Distributed Optimization with Gradient Tracking over Heterogeneous Delay-Prone Directed Networks
Evagoras Makridis, Gabriele Oliva, Kasagatta Ramesh Narahari, Mohammadreza Doostmohammadian, Usman A. Khan, Themistoklis Charalambous
TL;DR
The paper tackles distributed optimization over directed graphs with heterogeneous, time-invariant communication delays. It proposes R-ADD-OPT, a gradient-tracking algorithm that embeds a robustified ratio-consensus protocol within ADD-OPT and augments the network to explicitly model delays. The authors prove exponential convergence to the unique optimum $z^*$ under a gradient step-size $\alpha$ lying in a delay-dependent interval $\alpha \in (0, \bar{\alpha})$, with $\bar{\alpha}$ computable from the maximum delay $\bar{\tau}$. They also show that the augmented-delay framework preserves the necessary contraction properties via the matrix $\Xi$ and the consensus vector $\boldsymbol{\pi}$, and provide numerical experiments on a 5-node network illustrating the impact of delays on convergence rate and validating the step-size guidance.
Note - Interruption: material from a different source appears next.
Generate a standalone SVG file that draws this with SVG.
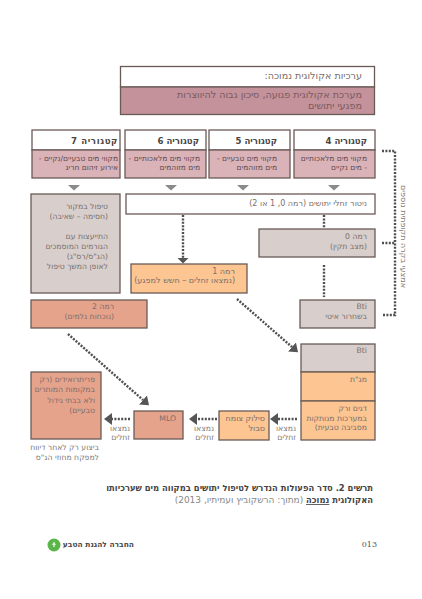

The work advances distributed optimization in asynchronous, directed settings and suggests avenues for handling time-varying delays.
Abstract
In this paper, we address the distributed optimization problem over unidirectional networks with possibly time-invariant heterogeneous bounded transmission delays. In particular, we propose a modified version of the Accelerated Distributed Directed OPTimization (ADD-OPT) algorithm, herein called Robustified ADD-OPT (R-ADD-OPT), which is able to solve the distributed optimization problem, even when the communication links suffer from heterogeneous but bounded transmission delays. We show that if the gradient step-size of the R-ADD-OPT algorithm is within a certain range, which also depends on the maximum time delay in the network, then the nodes are guaranteed to converge to the optimal solution of the distributed optimization problem. The range of the gradient step-size that guarantees convergence can be computed a priori based on the maximum time delay in the network.